### DIRECTIONS FOR THIS TASK
Without the pictures, print the lines running from the beginning of the material to the line containing "0.00003, 0.00001, 0.0, 0.0]", both ends included.

### COLLECTED MATERIAL
-- Begin --
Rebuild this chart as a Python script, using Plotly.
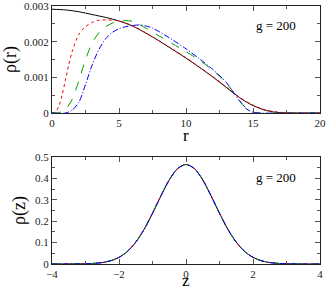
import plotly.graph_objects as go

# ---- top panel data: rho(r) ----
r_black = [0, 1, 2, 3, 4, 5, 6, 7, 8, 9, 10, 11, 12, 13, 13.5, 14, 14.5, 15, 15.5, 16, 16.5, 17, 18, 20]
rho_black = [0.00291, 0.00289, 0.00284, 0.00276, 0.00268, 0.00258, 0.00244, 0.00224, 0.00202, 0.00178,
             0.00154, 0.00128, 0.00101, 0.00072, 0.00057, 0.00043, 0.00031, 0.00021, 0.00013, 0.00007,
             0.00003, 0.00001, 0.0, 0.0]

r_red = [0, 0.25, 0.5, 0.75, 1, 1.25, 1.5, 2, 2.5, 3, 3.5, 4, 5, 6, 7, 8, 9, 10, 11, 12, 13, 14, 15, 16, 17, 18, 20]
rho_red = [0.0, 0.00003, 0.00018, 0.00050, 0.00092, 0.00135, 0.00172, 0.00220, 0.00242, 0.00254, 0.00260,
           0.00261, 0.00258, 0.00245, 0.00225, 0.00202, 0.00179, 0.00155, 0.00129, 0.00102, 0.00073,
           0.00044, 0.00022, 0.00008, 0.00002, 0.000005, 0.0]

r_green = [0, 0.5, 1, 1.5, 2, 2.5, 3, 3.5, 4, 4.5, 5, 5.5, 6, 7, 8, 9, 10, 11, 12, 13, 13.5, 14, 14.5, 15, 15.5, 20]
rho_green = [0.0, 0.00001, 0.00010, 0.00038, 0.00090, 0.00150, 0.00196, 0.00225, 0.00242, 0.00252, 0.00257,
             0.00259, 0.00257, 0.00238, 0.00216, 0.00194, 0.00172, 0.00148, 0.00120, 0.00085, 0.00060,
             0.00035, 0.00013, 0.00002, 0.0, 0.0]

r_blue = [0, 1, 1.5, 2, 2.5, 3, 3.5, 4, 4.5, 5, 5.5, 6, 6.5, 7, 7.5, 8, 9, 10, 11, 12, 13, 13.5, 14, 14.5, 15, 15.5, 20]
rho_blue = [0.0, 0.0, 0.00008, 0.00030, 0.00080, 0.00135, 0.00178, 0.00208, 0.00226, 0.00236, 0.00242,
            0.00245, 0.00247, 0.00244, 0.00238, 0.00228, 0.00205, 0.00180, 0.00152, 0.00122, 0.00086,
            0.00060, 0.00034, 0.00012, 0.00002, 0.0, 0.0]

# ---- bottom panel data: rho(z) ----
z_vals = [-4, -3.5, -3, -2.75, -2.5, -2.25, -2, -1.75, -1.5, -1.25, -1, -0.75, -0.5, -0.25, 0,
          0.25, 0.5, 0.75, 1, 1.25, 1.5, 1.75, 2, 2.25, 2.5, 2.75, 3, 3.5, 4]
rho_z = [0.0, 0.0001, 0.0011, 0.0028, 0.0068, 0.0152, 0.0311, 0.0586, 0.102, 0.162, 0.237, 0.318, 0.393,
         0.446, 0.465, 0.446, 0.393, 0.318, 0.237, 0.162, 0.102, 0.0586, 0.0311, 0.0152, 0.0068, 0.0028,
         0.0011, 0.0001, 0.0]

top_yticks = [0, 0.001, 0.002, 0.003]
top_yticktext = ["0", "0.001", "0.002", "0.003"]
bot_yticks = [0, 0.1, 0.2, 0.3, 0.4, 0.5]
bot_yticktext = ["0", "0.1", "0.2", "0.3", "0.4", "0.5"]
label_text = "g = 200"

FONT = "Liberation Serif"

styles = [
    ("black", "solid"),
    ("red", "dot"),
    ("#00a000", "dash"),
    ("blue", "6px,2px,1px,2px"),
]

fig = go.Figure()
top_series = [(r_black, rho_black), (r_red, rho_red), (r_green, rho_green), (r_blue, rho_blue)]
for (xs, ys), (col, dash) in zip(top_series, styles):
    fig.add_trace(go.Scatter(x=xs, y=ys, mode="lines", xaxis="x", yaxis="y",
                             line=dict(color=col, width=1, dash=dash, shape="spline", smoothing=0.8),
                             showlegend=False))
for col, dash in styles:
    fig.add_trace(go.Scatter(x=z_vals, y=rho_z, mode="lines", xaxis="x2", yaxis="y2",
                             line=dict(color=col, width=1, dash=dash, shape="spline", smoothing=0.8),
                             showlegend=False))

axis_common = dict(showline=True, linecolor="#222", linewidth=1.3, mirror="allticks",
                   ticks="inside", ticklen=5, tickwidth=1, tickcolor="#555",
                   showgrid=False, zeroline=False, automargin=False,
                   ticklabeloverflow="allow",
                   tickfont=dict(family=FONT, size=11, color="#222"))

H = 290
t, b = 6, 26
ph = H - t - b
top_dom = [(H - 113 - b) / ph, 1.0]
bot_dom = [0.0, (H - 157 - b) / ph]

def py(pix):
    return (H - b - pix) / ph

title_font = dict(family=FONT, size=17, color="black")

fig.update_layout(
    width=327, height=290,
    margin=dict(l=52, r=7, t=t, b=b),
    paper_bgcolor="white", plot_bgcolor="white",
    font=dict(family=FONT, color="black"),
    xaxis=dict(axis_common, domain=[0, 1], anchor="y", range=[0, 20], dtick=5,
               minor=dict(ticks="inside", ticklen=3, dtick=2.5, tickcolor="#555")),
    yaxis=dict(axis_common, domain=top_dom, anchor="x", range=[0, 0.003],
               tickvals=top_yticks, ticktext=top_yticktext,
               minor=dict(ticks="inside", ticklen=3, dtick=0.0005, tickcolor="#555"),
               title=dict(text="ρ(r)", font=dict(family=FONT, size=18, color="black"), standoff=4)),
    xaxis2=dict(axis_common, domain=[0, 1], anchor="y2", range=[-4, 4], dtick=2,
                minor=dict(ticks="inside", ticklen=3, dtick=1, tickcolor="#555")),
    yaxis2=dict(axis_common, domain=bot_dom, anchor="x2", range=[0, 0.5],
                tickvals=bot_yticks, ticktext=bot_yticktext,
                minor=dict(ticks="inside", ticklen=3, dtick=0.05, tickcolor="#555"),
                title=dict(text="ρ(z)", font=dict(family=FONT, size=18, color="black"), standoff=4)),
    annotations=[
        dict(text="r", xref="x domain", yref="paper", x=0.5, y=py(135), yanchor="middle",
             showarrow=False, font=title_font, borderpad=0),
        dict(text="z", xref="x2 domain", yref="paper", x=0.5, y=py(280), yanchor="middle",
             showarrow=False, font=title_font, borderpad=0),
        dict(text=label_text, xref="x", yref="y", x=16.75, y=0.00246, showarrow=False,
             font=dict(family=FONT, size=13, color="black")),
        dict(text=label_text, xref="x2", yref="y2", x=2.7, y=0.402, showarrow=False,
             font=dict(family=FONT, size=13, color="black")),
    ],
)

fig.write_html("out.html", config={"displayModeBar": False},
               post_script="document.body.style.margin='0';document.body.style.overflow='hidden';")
-- End --
### CORRECT ANSWER
Rebuild this chart as a Python script, using Plotly.
import plotly.graph_objects as go

# ---- top panel data: rho(r) ----
r_black = [0, 1, 2, 3, 4, 5, 6, 7, 8, 9, 10, 11, 12, 13, 13.5, 14, 14.5, 15, 15.5, 16, 16.5, 17, 18, 20]
rho_black = [0.00291, 0.00289, 0.00284, 0.00276, 0.00268, 0.00258, 0.00244, 0.00224, 0.00202, 0.00178,
             0.00154, 0.00128, 0.00101, 0.00072, 0.00057, 0.00043, 0.00031, 0.00021, 0.00013, 0.00007,
             0.00003, 0.00001, 0.0, 0.0]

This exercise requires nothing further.